I took my bulky bag and headed for my car in the parking lot.  I had made it just out of the building and halfway across the lane of traffic when the bag ripped a little causing me to loose my grip.  The box tumbled out of the bag, landing no other way then upside down, knocking the lid open and causing the boxes of contact lenses to scatter across the black top.

Really, I will never thrive if I take myself too seriously!

And I don't think I will every thrive if I don't stop eating candy.... I gotta loose this weight!  But I also think I need to learn how to thrive despite the fact that things are not perfect in my world.  If it takes perfection in all areas of my life... I will never thrive for long, because that is just not realistic.

Here's to thriving!  Make it a great day!

Tuesday, October 18, 2011

TEN

This last weekend I was careful to spend some fun time with the kids.  I also had a good spiritual weekend.  I have been working hard at creating order in the home... the long long process of blending our families and our homes.....

But... where S.M has lost 30 pounds... I have gained 10.  Ten!! I just can't believe it.  It is 10 since I started this blog.  Which there was a time that I gained 10 before that and 10 before that.  When does it stop? When do I stop gaining 10 pounds and go back to who I used to be.  I still see myself as the thinner me.  I want to be that again. 

So, as I strive the thrive... I make strides in areas but suffer in other.  Why does it have to be that way?  why can't I get it all in balance.

I am happy for the little steps though.  I just want some more balance.

Friday, October 14, 2011

Work Work Work...

I have been unemployed for over nine months... I have relished this time, but lately have really felt that it is time to go back to work. I have been applying for positions all along - but haven't heard anything from anyone.. almost.  There have been a couple that I have maintained contact with, but that is it, just contact - no job.

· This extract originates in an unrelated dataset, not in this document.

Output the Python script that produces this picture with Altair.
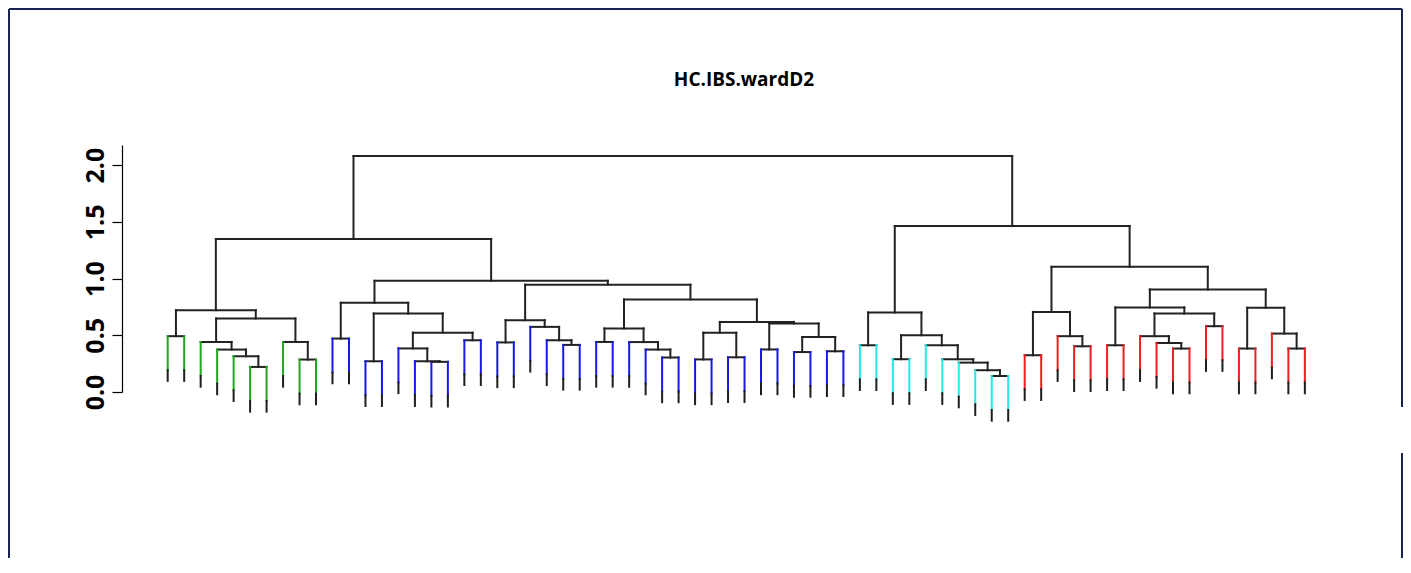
import altair as alt
import pandas as pd

TITLE = "HC.IBS.wardD2"

# Merge table of the Ward.D2 tree. Integers are leaves (1..70, left to right);
merge_names = [
    # green cluster
    "B", "G", "F", "E", "D", "I", "H", "C", "A",
    # blue cluster
    "J", "M", "Q", "P", "O", "R", "N", "K", "N375",
    "U", "X", "W", "V", "T",
    "AA", "AD", "AC", "AB", "Z",
    "AG", "AH", "AF", "AJ", "AL", "AM", "AK", "AI", "AE", "Y", "N608", "N491",
    "LEFT",
    # cyan cluster
    "CB", "CD", "CI", "CH", "CG", "CF", "CE", "CC", "CA",
    # red cluster
    "RB", "RD", "RC", "RA", "RG", "RK", "RJ", "RI", "RL", "RH", "RF",
    "RN", "RP", "RO", "RM", "RE", "RED",
    "RIGHT", "ROOT",
]
merge_left = [
    1, 6, 5, 4, 3, 9, 8, "D", "B",
    11, 13, 17, 16, 15, 19, "O", "M", "J",
    21, 25, 24, 23, "U",
    27, 31, 30, 29, "AA",
    33, 35, "AG", 37, 39, 41, "AL", "AJ", "AF", "Z", "T", "N375",
    "A",
    43, 45, 51, 50, 49, 48, 47, "CD", "CB",
    53, 56, 55, "RB", 58, 62, 61, 60, 64, "RI", "RG",
    66, 69, 68, "RN", "RF", "RA",
    "CA", "LEFT",
]
merge_right = [
    2, 7, "G", "F", "E", 10, "I", "H", "C",
    12, 14, 18, "Q", "P", 20, "R", "N", "K",
    22, 26, "X", "W", "V",
    28, 32, "AD", "AC", "AB",
    34, 36, "AH", 38, 40, 42, "AM", "AK", "AI", "AE", "Y", "N608",
    "N491",
    44, 46, 52, "CI", "CH", "CG", "CF", "CE", "CC",
    54, 57, "RD", "RC", 59, 63, "RK", "RJ", 65, "RL", "RH",
    67, 70, "RP", "RO", "RM", "RE",
    "RED", "RIGHT",
]
merge_height = [
    0.492, 0.221, 0.315, 0.374, 0.441, 0.286, 0.441, 0.648, 0.721,
    0.471, 0.271, 0.266, 0.271, 0.384, 0.456, 0.523, 0.692, 0.786,
    0.437, 0.415, 0.456, 0.574, 0.633,
    0.441, 0.304, 0.374, 0.440, 0.560,
    0.287, 0.306, 0.523, 0.375, 0.352, 0.359, 0.485, 0.604, 0.618, 0.816, 0.946, 0.980,
    1.348,
    0.412, 0.289, 0.141, 0.192, 0.259, 0.289, 0.412, 0.500, 0.701,
    0.324, 0.403, 0.492, 0.706, 0.412, 0.383, 0.432, 0.492, 0.580, 0.692, 0.745,
    0.383, 0.383, 0.515, 0.743, 0.904, 1.103,
    1.462, 2.080,
]

cluster_names = ["k1", "k2", "k3", "k4"]
cluster_sizes = [10, 32, 10, 18]
cluster_colors = ["#1fa81f", "#1818ee", "#22eaea", "#ee1e1e"]

y_ticks = [0.0, 0.5, 1.0, 1.5, 2.0]

HANG = 0.30   # coloured leaf drop below its merge
TIP = 0.094   # dark leaf end

# ---- build segments from the merge table ----
nodes = {n: (l, r, h) for n, l, r, h in zip(merge_names, merge_left, merge_right, merge_height)}

leaf_cluster = {}
k = 1
for name, size in zip(cluster_names, cluster_sizes):
    for _ in range(size):
        leaf_cluster[k] = name
        k += 1


def xpos(c):
    if isinstance(c, int):
        return float(c)
    l, r, _ = nodes[c]
    return (xpos(l) + xpos(r)) / 2.0


rows = []
for n, (l, r, h) in nodes.items():
    rows.append(dict(x=xpos(l), x2=xpos(r), y=h, y2=h, grp="edge"))
    for c in (l, r):
        if isinstance(c, int):
            rows.append(dict(x=float(c), x2=float(c), y=h, y2=h - HANG, grp=leaf_cluster[c]))
            rows.append(dict(x=float(c), x2=float(c), y=h - HANG, y2=h - HANG - TIP, grp="tip"))
        else:
            rows.append(dict(x=xpos(c), x2=xpos(c), y=h, y2=nodes[c][2], grp="edge"))

df = pd.DataFrame(rows)

W, H = 1244, 247

tree = alt.Chart(df).mark_rule(strokeWidth=2, strokeCap="square").encode(
    x=alt.X("x:Q", scale=alt.Scale(domain=[-1.773, 73.71], nice=False, zero=False), axis=None),
    x2="x2:Q",
    y=alt.Y(
        "y:Q",
        scale=alt.Scale(domain=[0, 2.177], nice=False, zero=False),
        axis=alt.Axis(
            values=y_ticks, format=".1f", title=None, grid=False,
            labelAngle=270, labelFontSize=25, labelFont="Open Sans", labelFontWeight=700,
            labelColor="black", labelPadding=4, tickSize=10, tickColor="black",
            tickWidth=1.2, domainColor="black", domainWidth=1.2,
        ),
    ),
    y2="y2:Q",
    color=alt.Color(
        "grp:N",
        scale=alt.Scale(domain=["edge", "tip"] + cluster_names,
                        range=["#222222", "#1e1e1e"] + cluster_colors),
        legend=None,
    ),
)

frame_df = pd.DataFrame({"a": [0]})
FRAME = "#1b2356"
frame_top = alt.Chart(frame_df).mark_rule(color=FRAME, strokeWidth=2).encode(
    x=alt.value(-113), x2=alt.value(1280), y=alt.value(-136))
frame_left = alt.Chart(frame_df).mark_rule(color=FRAME, strokeWidth=2).encode(
    x=alt.value(-113), y=alt.value(-136), y2=alt.value(430))
frame_right1 = alt.Chart(frame_df).mark_rule(color=FRAME, strokeWidth=2).encode(
    x=alt.value(1280), y=alt.value(-136), y2=alt.value(262))
frame_right2 = alt.Chart(frame_df).mark_rule(color=FRAME, strokeWidth=2).encode(
    x=alt.value(1280), y=alt.value(308), y2=alt.value(430))

chart = alt.layer(frame_top, frame_left, frame_right1, frame_right2, tree).properties(
    width=W, height=H,
    autosize=alt.AutoSizeParams(type="none"),
    padding={"left": 114, "top": 137, "right": 37, "bottom": 166},
    title=alt.TitleParams(TITLE, anchor="middle", frame="group", offset=-82,
                          fontSize=19, font="Open Sans", fontWeight=700, color="black"),
).configure_view(stroke="transparent")

chart.save("out.html", embed_options={"renderer": "svg", "actions": False})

Last week that all started to change.  I moved through an interview process with a particular job and was given a job offer.  My reaction was to accept it.  Isn't that what you do?  Accept jobs when you don't have one?  So, I did.  After I did I had this horrible cloud around me that I couldn't seem to shake.  I was so emotional about it and seemed to be having my own personal pitty party.  I couldn't put my finger on the "why".  Was it the fact that I found the guy I would be an assistant to to be a bit annoying and rubbed me the wrong way?  Was it the lack of career in this position?  Was it the pay?  I didn't know... but I just knew it felt awful.

I finally was able to spend some time talking to my hubby about it and we did conclude that financially there was not a lot of benefit to the position. In fact I realized that I could cut the pay rate in half and have a position with benefits and the financial gain would be better.

So, I asked for more money... they turned me down and I declined the position.  I felt a huge relief.

I need to work... but I need to find work that I can thrive in.  This experience has given me a boost there.  I am less financially motivated and more motivated to finding something fun, or in a good environment... (with benefits of course).

If I could start my own business what would it be?

Monday, October 10, 2011

I WON'T EVEN TRY TO CATCH YOU UP

So very much has happened... I have married.  :)  A true blessing in my life... but it adds to my challenge of everyday thriving.  I have SIX kiddos around now... my three plus three part-time.  I am not their mom.  I am their dad's support.  They have a mom. A good mom.  Blending is a huge challenge because we are the same and we are different.

And the reality of it is... none of us are used to it... and not being used to things is sometimes hard!

Today... I have three here.  School is off.  The house needs attention. The husband is sick. I had a small procedure on my neck.   The weather is beautiful and I just need to be a mom for a little while.

I am back. And I plan to be back almost every day!  I need to thrive.  I am in some ways... I want to in all.